A few months after graduating from HBS, I drove my Buick halfway across the country and moved to a state I’d never visited. When I arrived in Oklahoma, I became CEO of a union heating and air business. I soon discovered that HBS prepared me to lead a business I knew little about on day one.
At HBS You Learn Long-Term Leadership Strategy
I loved the HBS classroom experience, but I recall initially doubting the power of the case method style of learning. Surely you can just teach us accounting rules without debating! I was like Daniel LaRusso in the Karate Kid wondering how “wax on, wax off” had anything to do with becoming a karate champion. But I’ve noticed that alumni feel even more strongly about the value of the HBS education as they develop in their careers. I believe that is because HBS’s noted focus on leadership pays dividends as we grow from individual contributors into leaders over time.
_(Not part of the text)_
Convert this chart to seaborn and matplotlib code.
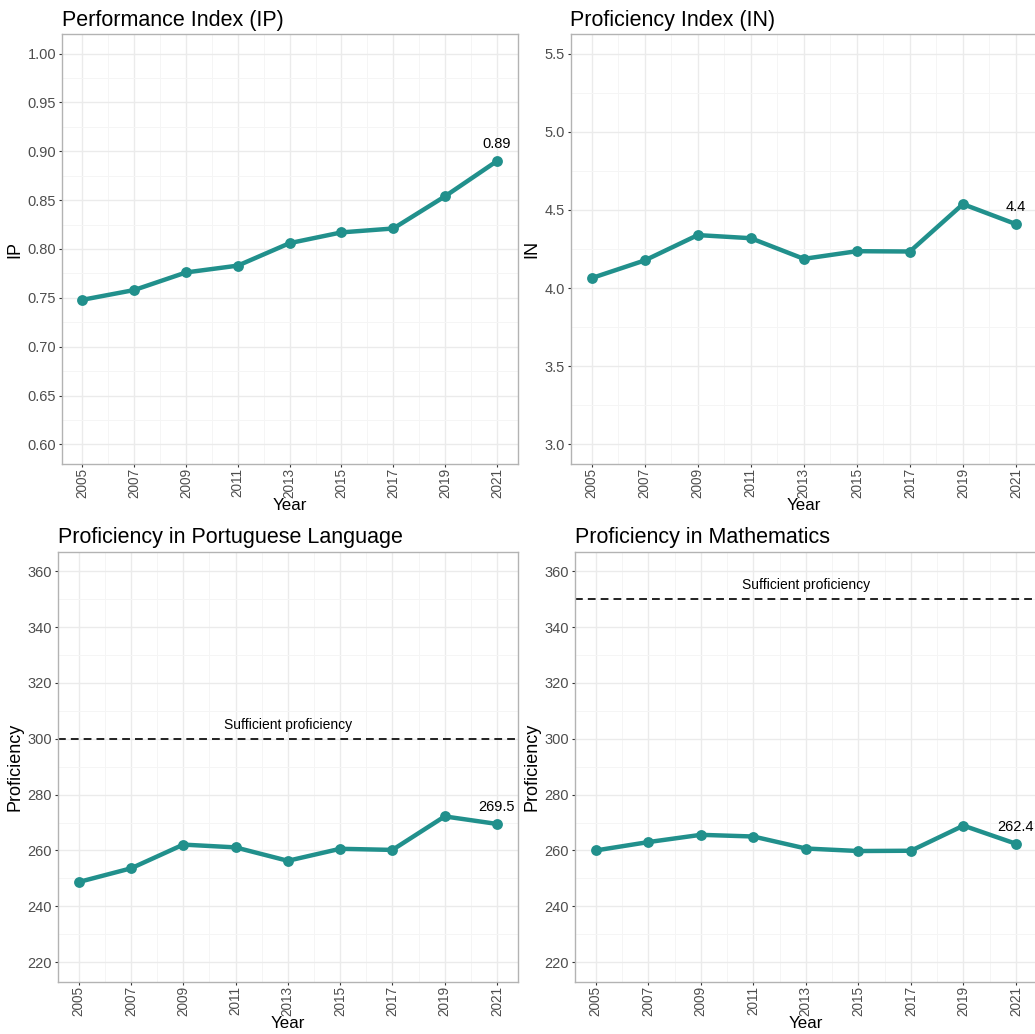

Leading businesses has made me appreciate these lessons early: making decisions in ambiguous environments, considering the impact of your judgment on others, and listening to those in your organization to approximate the right answer. How does HBS teach us these lessons?
HBS Teaches You to Connect and Build Community
The composition of an HBS class exposes us to different viewpoints. HBS stands out because it pulls people from all over the world at a point in life when they have amassed different experiences but remain curious. Further, the case method forces you to wrestle with ambiguity and demands that you listen to other perspectives. Every class is taught Socratic-style. The cases offer no clear right answer, making you a more agile thinker, a more compassionate leader, and a humbler person.
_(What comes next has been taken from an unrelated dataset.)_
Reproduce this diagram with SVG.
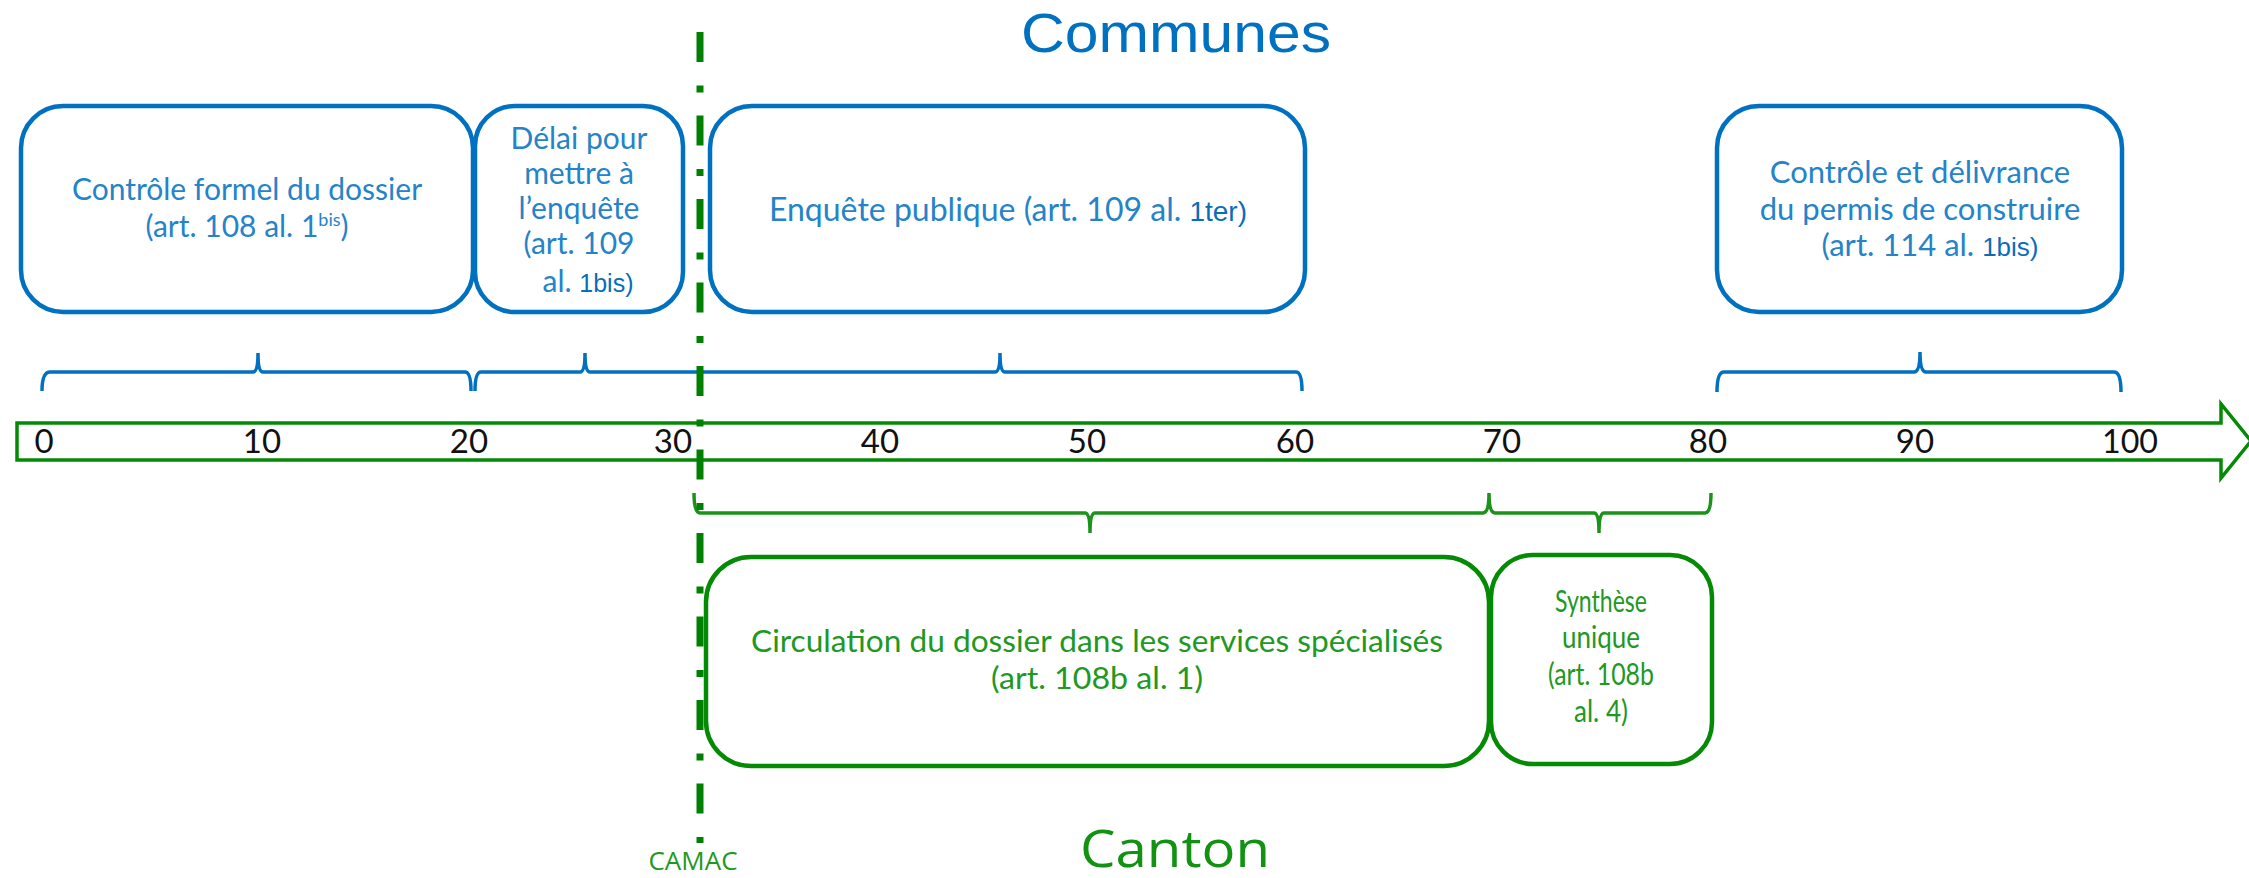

Perhaps the most delightful surprise you discover at HBS is that people agree and disagree in unexpected ways. In my section, it was not uncommon to find an American from the Rust Belt and a Saudi student on one side of a debate, and students from Lebanon and San Francisco on the other side. By exposing you to such multi-dimensional diversity, you start to see how often you differ from those who seem most similar – and how much you share with those who couldn’t seem more different. There is something deeply humanizing about discovering this. You appreciate different community identities – but you also learn to see people as individuals in an age when we are encouraged to reduce individuals to group identity.
Because you’re in classes with the same people the entire first year, the HBS classroom creates a virtuous flywheel: the closer you and your classmates get, the braver you feel to speak up; and the more you all speak up, the closer you feel. This makes it easier to push the conversation when you know you’ll still break bread after the discussion despite sincerely-held differences.
Working alongside hardworking tradespeople in Oklahoma has been inspiring and edifying. I spend much of my time in different offices or out in the field with technicians. I learn from those closest to the action by listening to colleagues with different vantage points, creating meaningful relationships, and building consensus. These are the timeless skills that matter in leading any organization. They prepare you for changing economic conditions and technologies. Like Mr. Miyagi from Karate Kid, HBS has good reason to stick with its tried pedagogy. Lean into the experience inside and outside the classroom, and you’ll find that the two most enjoyable years of your life may also be the most useful.